I am much more than my body. I did not chose my body, but I chose how to treat it, how to fuel it, and how to take care of it. In this life, we only have the one we were born with. Knowing myself, I realized that I would have probably developed an eating disorder if I continued competing or pursuing fitness modeling. My anxiety levels were already WAY out of whack if I couldn’t eat “meal 4 at exactly 7pm with a macro split of 30/20/10 on week 5 of phase 2 training”. Oh my god. And, to be honest, I was a complete WITCH depending on how many carbs I was allowed to have that particular day or week. I have a headache just thinking about all that, and how OCD about my life choices I became. Bravo to those who can do that while remaining healthy, but my personality is not built for this strict lifestyle, nor is my physique allowing me to be that lean without health considerations. And that is part of the mental and emotional transformation that has been SOO beneficial to me. I saw the iceberg and steered the ship. I got to know myself better, a lot better, and I am thankful for that opportunity. Can you believe that I actually hated my body even more and I was in (conceivably) the best aesthetic shape and conditioning of my life????!? But who’s definition of “ideal” is truly worth listening to anyway?? Every body is different and beautiful in their own ways !! But, again, there’s more to me than just how I look and that’s why I will not subject myself to the opinions of a random judge for body/sport approval. If that is what you want to do, by all means, you are probably mentally stronger and more confident than me.

That’s when I knew. That I could not carry myself proudly across a stage again knowing that I am probably contributing to the bodyshaming, fueling comparisons, and judging others. It felt socially irresponsible. The grass always sounds greener on the other side. It may sound dramatic to you, but it sounded irresponsible and unhealthy to me. I was actually going against everything I thought I stood for and was trying to promote with health. I really wasn’t healthy at all.

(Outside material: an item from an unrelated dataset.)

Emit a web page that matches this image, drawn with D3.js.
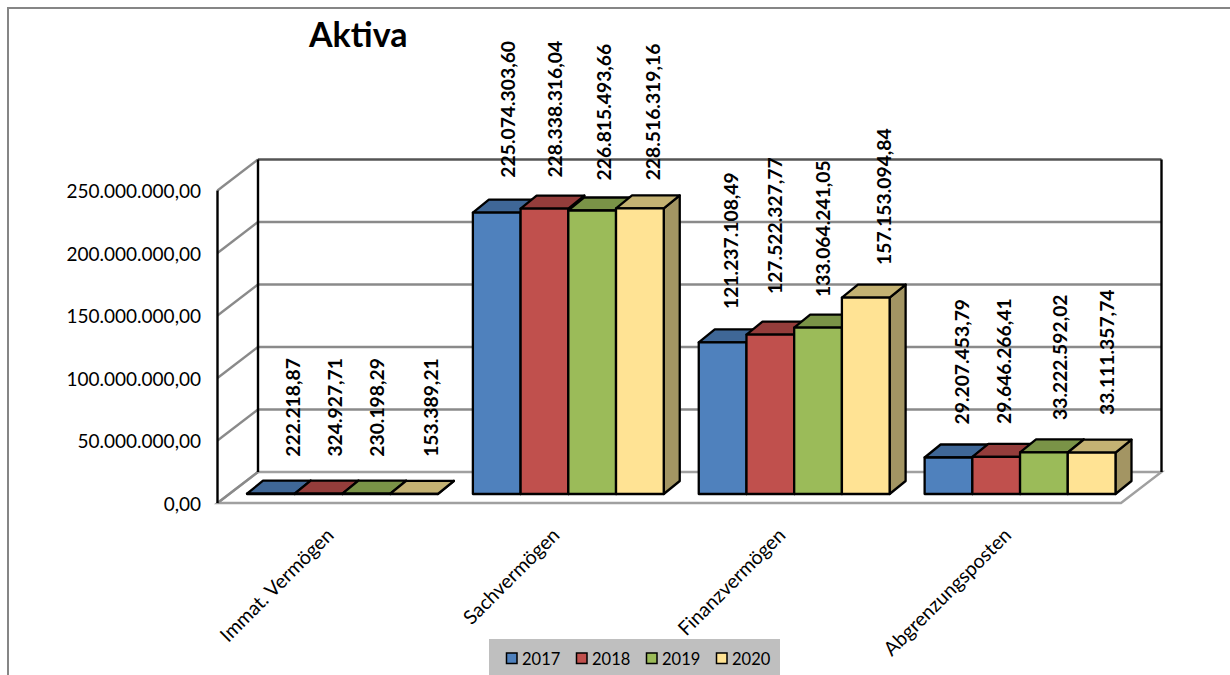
<!DOCTYPE html>
<html>
<head>
<meta charset="utf-8">
<script src="https://cdn.jsdelivr.net/npm/d3@7"></script>
<style>
html,body{margin:0;padding:0;background:#fff;overflow:hidden}
svg{display:block}
text{font-family:Lato,"Noto Sans",sans-serif;fill:#000}
</style>
</head>
<body>
<svg id="chart" width="1230" height="675"></svg>
<script>
const categories = ["Immat. Vermögen", "Sachvermögen", "Finanzvermögen", "Abgrenzungsposten"];
const years = ["2017", "2018", "2019", "2020"];
const values2017 = [222218.87, 225074303.60, 121237108.49, 29207453.79];
const values2018 = [324927.71, 228338316.04, 127522327.77, 29646266.41];
const values2019 = [230198.29, 226815493.66, 133064241.05, 33222592.02];
const values2020 = [153389.21, 228516319.16, 157153094.84, 33111357.74];
const seriesValues = [values2017, values2018, values2019, values2020];
const yTicks = [0, 50e6, 100e6, 150e6, 200e6, 250e6];

const frontColors = ["#4f81bd", "#c0504d", "#9bbb59", "#ffe394"];
const topColors = ["#3f6797", "#943d3b", "#7a9347", "#c4b273"];
const sideColors = ["#35587f", "#7d3331", "#66793a", "#a39563"];

// Hand placed data label nudges (dx, dy from the top of each column), by category then year
const labelNudges = [
  [[22.2, -37], [16.5, -37], [10.7, -37], [17, -37]],
  [[11, -35], [11, -31], [12, -30], [13, -28]],
  [[9, -33.5], [5, -40.6], [5.5, -30.7], [18, -32.6]],
  [[14, -33], [8, -33], [16, -32.5], [16, -37.6]]
];

const de = d3.formatLocale({decimal: ",", thousands: ".", grouping: [3], currency: ["", ""]});
const money = de.format(",.2f");

const svg = d3.select("#chart");

// Oblique projection: the chart box has a front plane and a back plane
const left = 217.5, right = 1121, base = 503;
const boxDx = 40.5, boxDy = -31;
const barFrontDx = 12, barFrontDy = -9;
const barDepthDx = 16, barDepthDy = -13;

const x0 = d3.scaleBand().domain(categories).range([left, right]).paddingInner(0.155).paddingOuter(0.0775);
const x1 = d3.scaleBand().domain(years).range([0, x0.bandwidth()]);
const y = d3.scaleLinear().domain([0, 250e6]).range([base, base - 312.5]);

const poly = pts => pts.map(p => p.join(",")).join(" ");

// Outer frame, open on the right and at the bottom
svg.append("path").attr("d", "M8,675V8H1230").attr("fill", "none").attr("stroke", "#868686").attr("stroke-width", 2);

// Walls and floor
const grid = svg.append("g").attr("fill", "none");
const gridGray = "#8a8a8a";
grid.append("polygon")
  .attr("points", poly([[left, base], [right, base], [right + boxDx, base + boxDy], [left + boxDx, base + boxDy]]))
  .attr("stroke", "#a0a0a0").attr("stroke-width", 2.4);
yTicks.forEach(t => {
  const yy = y(t);
  if (t > 0) {
    grid.append("line").attr("x1", left + boxDx).attr("x2", right + boxDx)
      .attr("y1", yy + boxDy).attr("y2", yy + boxDy)
      .attr("stroke", t === 250e6 ? "#555" : gridGray).attr("stroke-width", 2.4);
  }
  grid.append("line").attr("x1", left).attr("x2", left + boxDx)
    .attr("y1", yy).attr("y2", yy + boxDy).attr("stroke", gridGray).attr("stroke-width", 2.4);
});
const vLine = (xx, y1, y2) => grid.append("line").attr("x1", xx).attr("x2", xx).attr("y1", y1).attr("y2", y2)
  .attr("stroke", "#000").attr("stroke-width", 2.4);
vLine(left, y(250e6), base);
vLine(left + boxDx, y(250e6) + boxDy, base + boxDy);
vLine(right + boxDx, y(250e6) + boxDy, base + boxDy);

// Columns
const bars = svg.append("g").attr("stroke", "#000").attr("stroke-width", 2.3).attr("stroke-linejoin", "round");
categories.forEach((cat, ci) => {
  years.forEach((yr, si) => {
    const v = seriesValues[si][ci];
    const xa = x0(cat) + x1(yr) + barFrontDx;
    const xb = xa + x1.bandwidth();
    const yb = y(0) + barFrontDy;
    const yt = y(v) + barFrontDy;
    const dx = barDepthDx, dy = barDepthDy;
    const g = bars.append("g");
    g.append("polygon").attr("fill", sideColors[si])
      .attr("points", poly([[xb, yt], [xb + dx, yt + dy], [xb + dx, yb + dy], [xb, yb]]));
    g.append("polygon").attr("fill", topColors[si])
      .attr("points", poly([[xa, yt], [xa + dx, yt + dy], [xb + dx, yt + dy], [xb, yt]]));
    g.append("rect").attr("fill", frontColors[si])
      .attr("x", xa).attr("y", yt).attr("width", xb - xa).attr("height", yb - yt);
  });
});

// Value labels above the columns
const labels = svg.append("g");
categories.forEach((cat, ci) => {
  years.forEach((yr, si) => {
    const v = seriesValues[si][ci];
    const [nx, ny] = labelNudges[ci][si];
    const cx = x0(cat) + x1(yr) + barFrontDx + x1.bandwidth() / 2 + nx;
    const cy = y(v) + barFrontDy + ny;
    labels.append("text")
      .attr("transform", `translate(${cx},${cy}) rotate(-90)`)
      .attr("dy", "0.35em")
      .attr("font-size", 19.3).attr("font-weight", 700)
      .text(money(v));
  });
});

// Value axis
const yAxis = d3.axisLeft(y).tickValues(yTicks).tickSize(0).tickPadding(0).tickFormat(money);
const yG = svg.append("g").attr("transform", "translate(201,1)").call(yAxis);
yG.select(".domain").remove();
yG.selectAll("text").attr("font-size", 19).attr("dy", "0.32em");
yG.attr("font-family", null).attr("font-size", null);

// Category axis with slanted labels
const xAxis = d3.axisBottom(x0).tickSize(0).tickFormat(d => d);
const xG = svg.append("g").call(xAxis);
xG.select(".domain").remove();
xG.attr("font-family", null).attr("font-size", null);
xG.selectAll(".tick").attr("transform", d => {
  const c = x0(d) + x0.bandwidth() / 2;
  return `translate(${c},532) rotate(-45)`;
});
xG.selectAll("text").attr("y", 0).attr("dy", "0.32em").attr("text-anchor", "end").attr("font-size", 19.6);

// Title
svg.append("text").attr("x", 309).attr("y", 47).attr("font-size", 34).attr("font-weight", 700).text("Aktiva");

// Legend
const legendX = d3.scalePoint().domain(years).range([506.5, 716.5]);
const legend = svg.append("g");
legend.append("rect").attr("x", 489).attr("y", 639).attr("width", 291).attr("height", 36).attr("fill", "#bfbfbf");
years.forEach((yr, i) => {
  legend.append("rect").attr("x", legendX(yr)).attr("y", 653).attr("width", 10.5).attr("height", 10.5)
    .attr("fill", frontColors[i]).attr("stroke", "#000").attr("stroke-width", 1.5);
  legend.append("text").attr("x", legendX(yr) + 15.5).attr("y", 664.5).attr("font-size", 16.5).text(yr);
});
</script>
</body>
</html>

Furthermore, I was NOT going to let a number on the scale define me, nor was I going to let judges that I’ve never met before define me, my jean size, the size clothes I wear, the number of macro’s I ate, the number of squats I did, the amount of weight I can push/pull… NUMBERS and a Plastic Trophy will not define me, and it is not a measure of who I am as a person. I didn’t want girls to have a similar experience, or look at me comparatively wondering how to “look like me”…

Fast forward to today. I am not perfect. I don’t have everything figured out. I would never claim to be an expert at anything. I am way more humbled by the life experiences that I have had so far than anything. I have taken YEARS to find out what works and does not work for my body, and that is what wellness is all about to me. Finding what works for YOU. Unfortunately, I have met other competitors who have had recycled diets from other competitors given to them by their “coach”, or have developed worse health concerns that I did post-show. I could not believe the amount of people I met in that industry who preached they were healthy, but were really not being honest about the unhealthy habits that they developed on the side. I could not be that person. I could not be someone who you looked at and said “I want to look like her”, meanwhile being completely imbalanced on the inside. Now, I find balance and moderation is key to ENJOYING your life, and LOVING your body. Don’t beat yourself up for having a “bad day”. Enjoy it. Seriously. I never regret one burger I have ever eaten, especially when paired with a good stout.

Look up retired fitness model icons such as Amanda Adams, who has re-purposed her direction and re branded her business and she is still so authentic and inspiring. She truly writes and puts out work from the heart and glows inside and out with her current mission and I want to echo women like her. Women who want to challenge the norm and empower people along the way.